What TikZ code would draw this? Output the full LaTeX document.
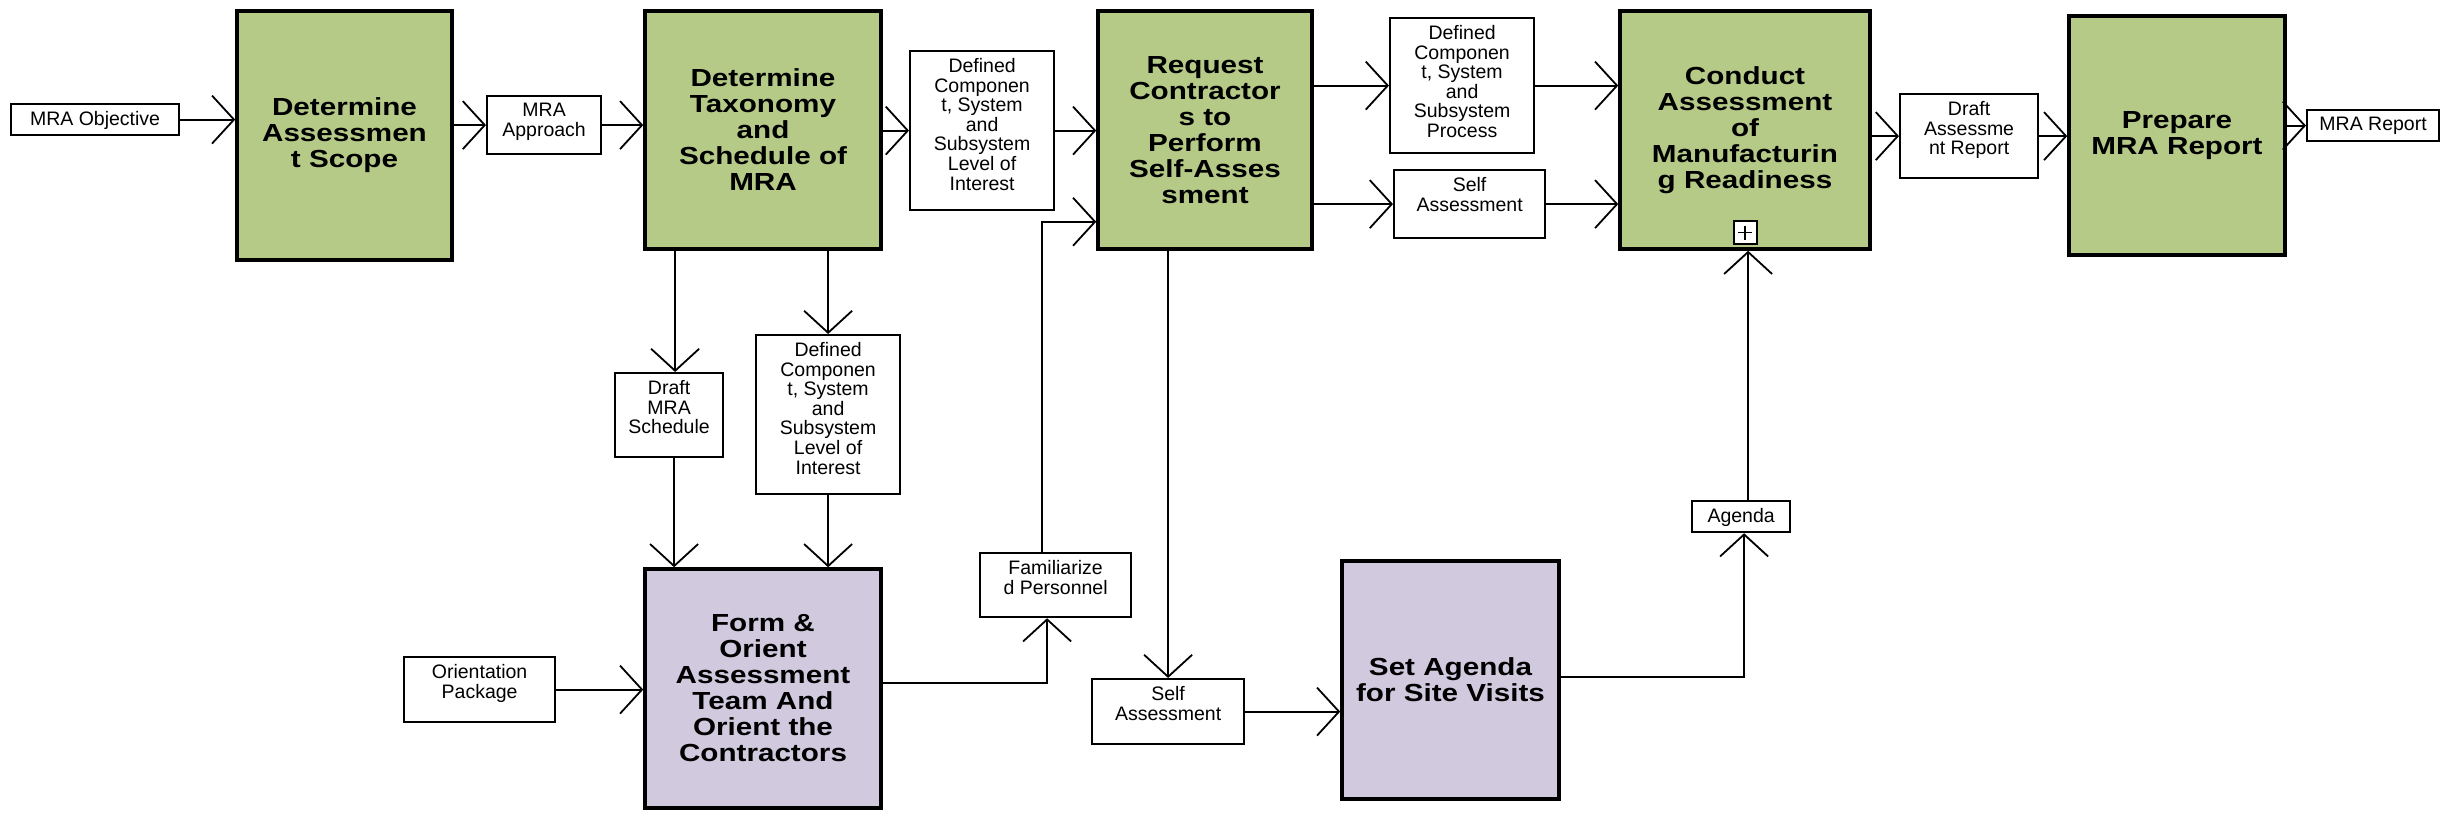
\documentclass[tikz,border=0pt]{standalone}
\usepackage{fontspec}
\setmainfont{Liberation Sans}
\newfontfamily\mainbf[FakeStretch=1.2]{Liberation Sans}
\usetikzlibrary{arrows.meta}
\definecolor{actgreen}{RGB}{182,202,136}
\definecolor{actpurple}{RGB}{209,201,222}
\tikzset{
  act/.style={draw=black, line width=1.75pt, align=center, inner sep=0pt,
    font=\mainbf\bfseries\fontsize{12.35pt}{13pt}\selectfont},
  greenact/.style={act, fill=actgreen},
  purpleact/.style={act, fill=actpurple},
  sbox/.style={draw=black, line width=1.1pt, fill=white, inner sep=0pt, anchor=north west},
  stext/.style={align=center, inner sep=0pt, anchor=north,
    font=\fontsize{9.75pt}{9.8pt}\selectfont},
  conn/.style={line width=0.9pt, -{Straight Barb[length=11pt,width=24pt]}},
}
\begin{document}
\begin{tikzpicture}[x=0.5pt,y=-0.5pt]
\useasboundingbox (0,0) rectangle (2442,816);

% activity boxes
\node[greenact, minimum width=107.5pt, minimum height=124.5pt] (a1) at (344.5,135.5) {Determine\\Assessmen\\t Scope};
\node[greenact, minimum width=118pt, minimum height=119pt] (a2) at (763,130) {Determine\\Taxonomy\\and\\Schedule of\\MRA};
\node[greenact, minimum width=107pt, minimum height=119pt] (a3) at (1205,130) {Request\\Contractor\\s to\\Perform\\Self-Asses\\sment};
\node[greenact, minimum width=125pt, minimum height=119pt] (a4) at (1745,130) {Conduct\\Assessment\\of\\Manufacturin\\g Readiness};
\node[greenact, minimum width=108pt, minimum height=119.5pt] (a5) at (2177,135.5) {Prepare\\MRA Report};
\node[purpleact, minimum width=118pt, minimum height=119.5pt] (a6) at (763,688.5) {Form \&\\Orient\\Assessment\\Team And\\Orient the\\Contractors};
\node[purpleact, minimum width=108.5pt, minimum height=119pt] (a7) at (1450.5,680) {Set Agenda\\for Site Visits};

% plus marker
\node[draw=black, line width=1pt, fill=white, minimum size=11.5pt, inner sep=0pt] (plus) at (1745,232.5) {};
\draw[line width=0.9pt] ([xshift=-3.5pt]plus.center) -- ([xshift=3.5pt]plus.center)
  ([yshift=-3.5pt]plus.center) -- ([yshift=3.5pt]plus.center);

% data boxes
\node[sbox, minimum width=84pt, minimum height=15.5pt] (mrao) at (10,103) {};
\node[stext] (mrao-t) at ([yshift=-4pt]mrao.north) {MRA Objective};
\node[sbox, minimum width=57pt, minimum height=29pt] (mraa) at (486,95) {};
\node[stext] (mraa-t) at ([yshift=-4pt]mraa.north) {MRA\\Approach};
\node[sbox, minimum width=72pt, minimum height=79.5pt] (dc1) at (909,50) {};
\node[stext] (dc1-t) at ([yshift=-4pt]dc1.north) {Defined\\Componen\\t, System\\and\\Subsystem\\Level of\\Interest};
\node[sbox, minimum width=72pt, minimum height=67.5pt] (dcp) at (1389,17) {};
\node[stext] (dcp-t) at ([yshift=-4pt]dcp.north) {Defined\\Componen\\t, System\\and\\Subsystem\\Process};
\node[sbox, minimum width=75.5pt, minimum height=34pt] (sa1) at (1393,169) {};
\node[stext] (sa1-t) at ([yshift=-4pt]sa1.north) {Self\\Assessment};
\node[sbox, minimum width=69pt, minimum height=42pt] (dar) at (1899,93) {};
\node[stext] (dar-t) at ([yshift=-4pt]dar.north) {Draft\\Assessme\\nt Report};
\node[sbox, minimum width=66pt, minimum height=15.5pt] (mrar) at (2306,109) {};
\node[stext] (mrar-t) at ([yshift=-4pt]mrar.north) {MRA Report};
\node[sbox, minimum width=54pt, minimum height=42pt] (dms) at (614,372) {};
\node[stext] (dms-t) at ([yshift=-4pt]dms.north) {Draft\\MRA\\Schedule};
\node[sbox, minimum width=72pt, minimum height=79.5pt] (dc2) at (755,334) {};
\node[stext] (dc2-t) at ([yshift=-4pt]dc2.north) {Defined\\Componen\\t, System\\and\\Subsystem\\Level of\\Interest};
\node[sbox, minimum width=75.5pt, minimum height=32pt] (fp) at (979,552) {};
\node[stext] (fp-t) at ([yshift=-4pt]fp.north) {Familiarize\\d Personnel};
\node[sbox, minimum width=75.5pt, minimum height=32.5pt] (op) at (403,656) {};
\node[stext] (op-t) at ([yshift=-4pt]op.north) {Orientation\\Package};
\node[sbox, minimum width=76pt, minimum height=32.5pt] (sa2) at (1091,678) {};
\node[stext] (sa2-t) at ([yshift=-4pt]sa2.north) {Self\\Assessment};
\node[sbox, minimum width=49pt, minimum height=15.5pt] (ag) at (1691,500) {};
\node[stext] (ag-t) at ([yshift=-4pt]ag.north) {Agenda};

% helper coordinates
\coordinate (dmsx) at ([xshift=3pt]dms.north);
\coordinate (dmsy) at ([xshift=2.5pt]dms.south);
\coordinate (fpup) at ([xshift=-6.75pt]fp.north);
\coordinate (a3in) at ([yshift=14.5pt]a3.south west);
\coordinate (a6out) at ([yshift=2.75pt]a6.east);
\coordinate (fpin) at ([xshift=-4.25pt]fp.south);
\coordinate (a7out) at ([yshift=1.5pt]a7.east);
\coordinate (agin) at ([xshift=1.5pt]ag.south);
\coordinate (agout) at ([xshift=3.5pt]ag.north);

% connectors
\draw[conn] (mrao.east) -- (mrao.east -| a1.west);
\draw[conn] (a1.east |- mraa.west) -- (mraa.west);
\draw[conn] (mraa.east) -- (mraa.east -| a2.west);
\draw[conn] (a2.east |- dc1.west) -- (dc1.west);
\draw[conn] (dc1.east) -- (dc1.east -| a3.west);
\draw[conn] (fpup) |- (a3in);
\draw[conn] (a6out) -| (fpin);
\draw[conn] (a3.east |- dcp.west) -- (dcp.west);
\draw[conn] (dcp.east) -- (dcp.east -| a4.west);
\draw[conn] (a3.east |- sa1.west) -- (sa1.west);
\draw[conn] (sa1.east) -- (sa1.east -| a4.west);
\draw[conn] (a4.east |- dar.west) -- (dar.west);
\draw[conn] (dar.east) -- (dar.east -| a5.west);
\draw[conn] (a5.east |- mrar.west) -- (mrar.west);
\draw[conn] (a2.south -| dmsx) -- (dmsx);
\draw[conn] (a2.south -| dc2.north) -- (dc2.north);
\draw[conn] (dmsy) -- (dmsy |- a6.north);
\draw[conn] (dc2.south) -- (dc2.south |- a6.north);
\draw[conn] (op.east) -- (op.east -| a6.west);
\draw[conn] (a3.south -| sa2.north) -- (sa2.north);
\draw[conn] (sa2.east) -- (sa2.east -| a7.west);
\draw[conn] (a7out) -| (agin);
\draw[conn] (agout) -- (agout |- a4.south);
\end{tikzpicture}
\end{document}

++++++++++

• [What to produce]
Restate, line by line and word for word, everything from the top of the material through the line that contains "(0,0) rectangle (2442,816);". Leave pictures out.

• [Response to this exercise]
What TikZ code would draw this? Output the full LaTeX document.
\documentclass[tikz,border=0pt]{standalone}
\usepackage{fontspec}
\setmainfont{Liberation Sans}
\newfontfamily\mainbf[FakeStretch=1.2]{Liberation Sans}
\usetikzlibrary{arrows.meta}
\definecolor{actgreen}{RGB}{182,202,136}
\definecolor{actpurple}{RGB}{209,201,222}
\tikzset{
  act/.style={draw=black, line width=1.75pt, align=center, inner sep=0pt,
    font=\mainbf\bfseries\fontsize{12.35pt}{13pt}\selectfont},
  greenact/.style={act, fill=actgreen},
  purpleact/.style={act, fill=actpurple},
  sbox/.style={draw=black, line width=1.1pt, fill=white, inner sep=0pt, anchor=north west},
  stext/.style={align=center, inner sep=0pt, anchor=north,
    font=\fontsize{9.75pt}{9.8pt}\selectfont},
  conn/.style={line width=0.9pt, -{Straight Barb[length=11pt,width=24pt]}},
}
\begin{document}
\begin{tikzpicture}[x=0.5pt,y=-0.5pt]
\useasboundingbox (0,0) rectangle (2442,816);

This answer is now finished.